++++ Provided data ++++

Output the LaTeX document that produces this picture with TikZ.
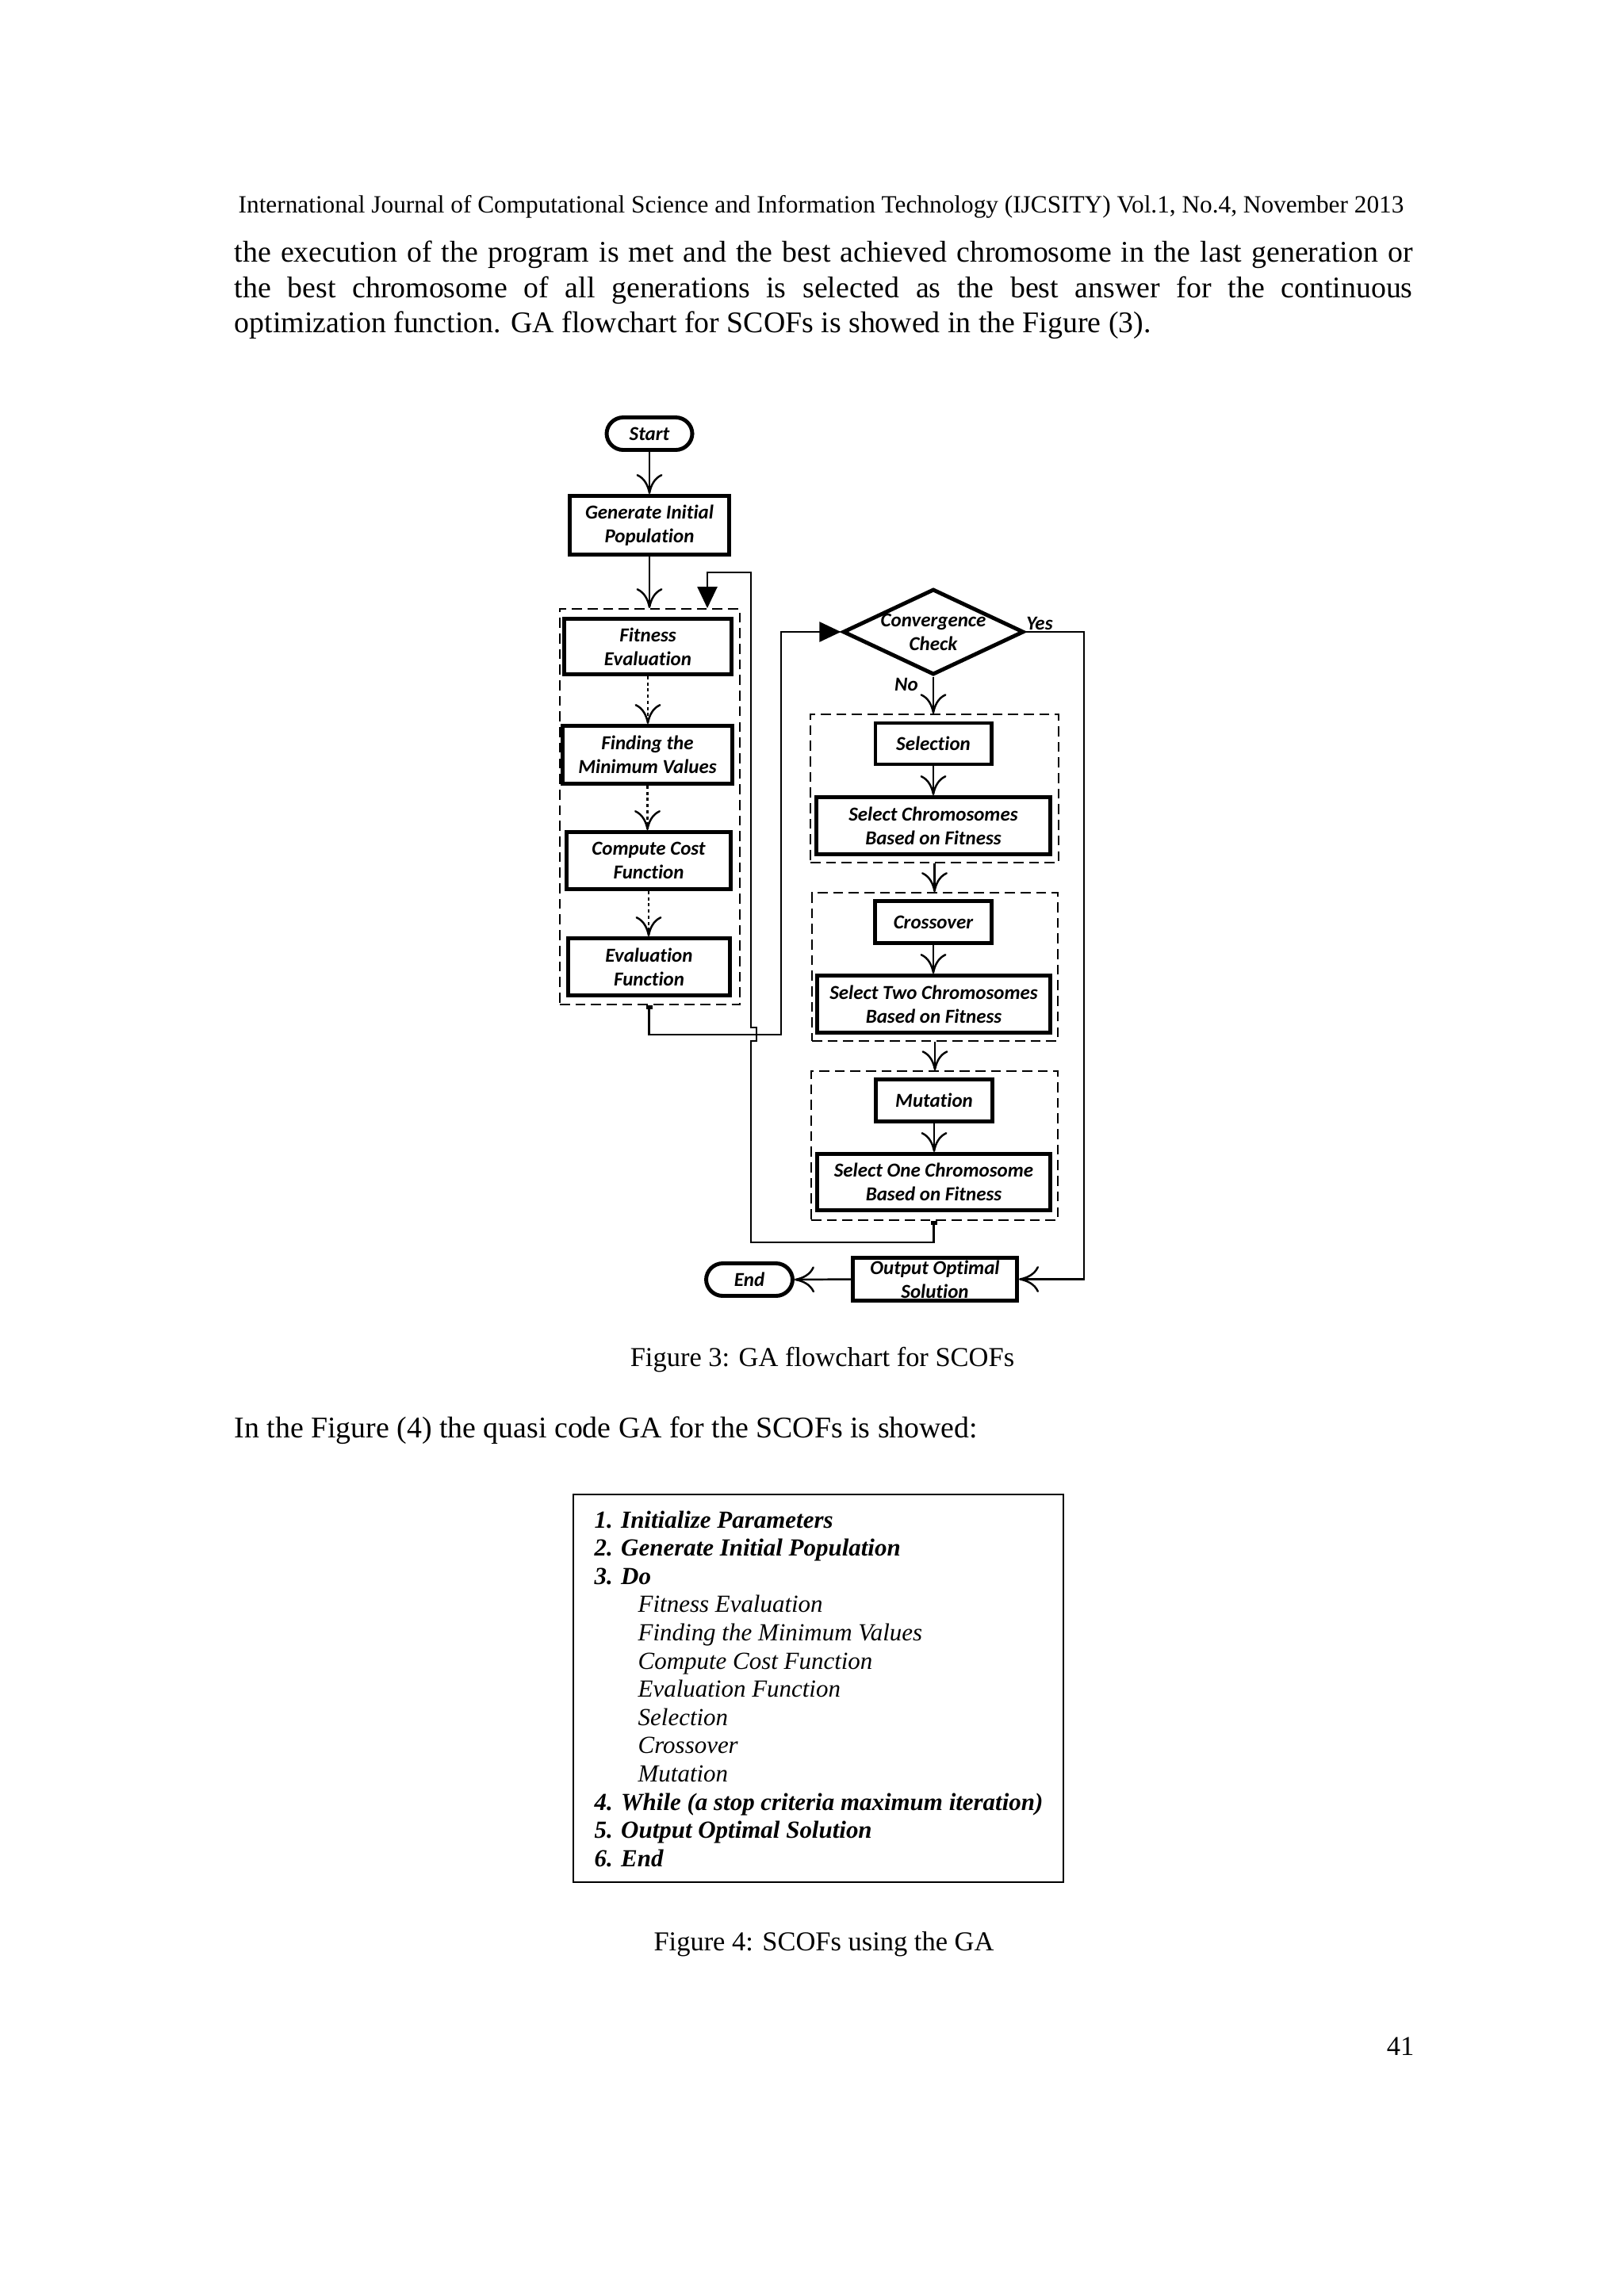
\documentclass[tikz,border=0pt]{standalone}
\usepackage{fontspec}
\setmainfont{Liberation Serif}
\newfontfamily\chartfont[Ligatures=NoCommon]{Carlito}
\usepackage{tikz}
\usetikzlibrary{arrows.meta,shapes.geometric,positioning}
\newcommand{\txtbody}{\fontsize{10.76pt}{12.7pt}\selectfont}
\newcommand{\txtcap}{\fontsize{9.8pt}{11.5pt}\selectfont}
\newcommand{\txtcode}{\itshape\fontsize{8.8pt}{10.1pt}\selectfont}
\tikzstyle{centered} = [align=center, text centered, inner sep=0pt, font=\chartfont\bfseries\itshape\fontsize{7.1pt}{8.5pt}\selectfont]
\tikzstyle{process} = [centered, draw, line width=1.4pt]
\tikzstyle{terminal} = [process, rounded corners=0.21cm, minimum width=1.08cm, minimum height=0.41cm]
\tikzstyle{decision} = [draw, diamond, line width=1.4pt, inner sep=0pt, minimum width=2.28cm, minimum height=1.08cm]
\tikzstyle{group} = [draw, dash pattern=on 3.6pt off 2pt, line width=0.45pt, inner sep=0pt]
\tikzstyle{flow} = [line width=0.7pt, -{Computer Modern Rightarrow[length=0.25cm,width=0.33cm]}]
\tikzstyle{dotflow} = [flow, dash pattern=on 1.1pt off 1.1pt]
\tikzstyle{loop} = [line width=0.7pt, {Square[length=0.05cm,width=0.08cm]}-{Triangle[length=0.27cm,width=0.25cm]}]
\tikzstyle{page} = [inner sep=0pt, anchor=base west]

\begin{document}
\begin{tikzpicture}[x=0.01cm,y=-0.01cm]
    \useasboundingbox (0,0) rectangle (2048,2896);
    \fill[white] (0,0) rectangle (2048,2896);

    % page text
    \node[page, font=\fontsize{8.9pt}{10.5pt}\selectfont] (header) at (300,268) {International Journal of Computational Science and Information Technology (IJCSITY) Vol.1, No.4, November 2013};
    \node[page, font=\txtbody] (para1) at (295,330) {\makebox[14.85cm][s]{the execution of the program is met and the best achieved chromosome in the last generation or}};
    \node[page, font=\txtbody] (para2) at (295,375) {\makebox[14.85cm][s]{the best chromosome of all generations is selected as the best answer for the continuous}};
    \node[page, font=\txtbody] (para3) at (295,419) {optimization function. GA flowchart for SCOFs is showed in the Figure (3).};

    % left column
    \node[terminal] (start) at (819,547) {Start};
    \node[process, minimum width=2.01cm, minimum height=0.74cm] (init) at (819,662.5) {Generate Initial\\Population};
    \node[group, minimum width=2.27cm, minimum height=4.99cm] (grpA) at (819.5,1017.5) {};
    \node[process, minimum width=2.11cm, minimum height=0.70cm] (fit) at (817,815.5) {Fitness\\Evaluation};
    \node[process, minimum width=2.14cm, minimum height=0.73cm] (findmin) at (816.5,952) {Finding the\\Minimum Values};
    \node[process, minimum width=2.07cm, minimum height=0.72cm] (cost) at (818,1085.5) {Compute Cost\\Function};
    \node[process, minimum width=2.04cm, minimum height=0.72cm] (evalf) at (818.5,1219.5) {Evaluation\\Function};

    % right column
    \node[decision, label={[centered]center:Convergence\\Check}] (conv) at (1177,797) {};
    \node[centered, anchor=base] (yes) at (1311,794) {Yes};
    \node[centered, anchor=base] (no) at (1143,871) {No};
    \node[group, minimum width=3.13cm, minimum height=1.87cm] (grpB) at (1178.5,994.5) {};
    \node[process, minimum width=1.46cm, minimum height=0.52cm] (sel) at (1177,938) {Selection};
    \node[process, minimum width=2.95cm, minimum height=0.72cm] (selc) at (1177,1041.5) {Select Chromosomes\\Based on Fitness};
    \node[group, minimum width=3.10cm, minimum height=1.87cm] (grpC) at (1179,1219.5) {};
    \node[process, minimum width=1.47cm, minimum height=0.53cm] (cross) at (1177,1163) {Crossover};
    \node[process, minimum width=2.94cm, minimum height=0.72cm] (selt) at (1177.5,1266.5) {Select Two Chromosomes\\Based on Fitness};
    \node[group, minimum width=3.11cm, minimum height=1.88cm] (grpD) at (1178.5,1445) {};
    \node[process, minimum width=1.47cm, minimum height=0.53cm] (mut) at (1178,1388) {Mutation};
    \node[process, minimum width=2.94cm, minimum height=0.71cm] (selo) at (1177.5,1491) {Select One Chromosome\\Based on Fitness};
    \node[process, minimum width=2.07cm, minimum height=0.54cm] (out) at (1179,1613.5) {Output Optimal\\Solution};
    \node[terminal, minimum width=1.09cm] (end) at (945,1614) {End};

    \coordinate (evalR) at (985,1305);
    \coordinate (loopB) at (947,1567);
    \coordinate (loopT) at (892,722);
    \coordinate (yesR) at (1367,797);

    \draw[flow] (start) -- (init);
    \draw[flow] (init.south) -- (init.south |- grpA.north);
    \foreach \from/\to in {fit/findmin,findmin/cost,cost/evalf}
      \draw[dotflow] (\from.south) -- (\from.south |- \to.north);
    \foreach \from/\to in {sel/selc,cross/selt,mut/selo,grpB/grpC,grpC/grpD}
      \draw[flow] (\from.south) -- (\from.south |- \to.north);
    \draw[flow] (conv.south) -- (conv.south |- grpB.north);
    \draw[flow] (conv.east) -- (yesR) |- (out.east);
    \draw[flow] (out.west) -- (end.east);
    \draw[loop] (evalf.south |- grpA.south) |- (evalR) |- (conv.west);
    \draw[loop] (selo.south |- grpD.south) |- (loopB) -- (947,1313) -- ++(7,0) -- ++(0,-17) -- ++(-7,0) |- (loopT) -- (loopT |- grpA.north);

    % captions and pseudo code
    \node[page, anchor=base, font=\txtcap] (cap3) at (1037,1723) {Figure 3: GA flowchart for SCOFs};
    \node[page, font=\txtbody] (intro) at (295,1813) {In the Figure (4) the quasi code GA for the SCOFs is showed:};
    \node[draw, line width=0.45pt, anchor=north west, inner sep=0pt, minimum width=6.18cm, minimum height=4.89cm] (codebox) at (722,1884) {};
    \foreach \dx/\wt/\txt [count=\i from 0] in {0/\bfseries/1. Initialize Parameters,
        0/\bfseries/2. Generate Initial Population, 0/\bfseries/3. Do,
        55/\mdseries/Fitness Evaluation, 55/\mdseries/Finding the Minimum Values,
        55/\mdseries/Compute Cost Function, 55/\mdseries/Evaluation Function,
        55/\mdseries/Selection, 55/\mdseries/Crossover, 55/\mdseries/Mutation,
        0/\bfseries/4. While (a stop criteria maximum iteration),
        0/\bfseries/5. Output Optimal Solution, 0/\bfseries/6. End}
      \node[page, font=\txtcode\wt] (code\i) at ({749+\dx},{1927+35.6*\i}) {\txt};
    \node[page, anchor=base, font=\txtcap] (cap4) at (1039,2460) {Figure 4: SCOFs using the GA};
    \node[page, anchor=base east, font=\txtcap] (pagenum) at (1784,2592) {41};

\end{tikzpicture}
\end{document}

++++

## Task
Return solely the number of lines in the data that include the word "Output".

## Solved problem
3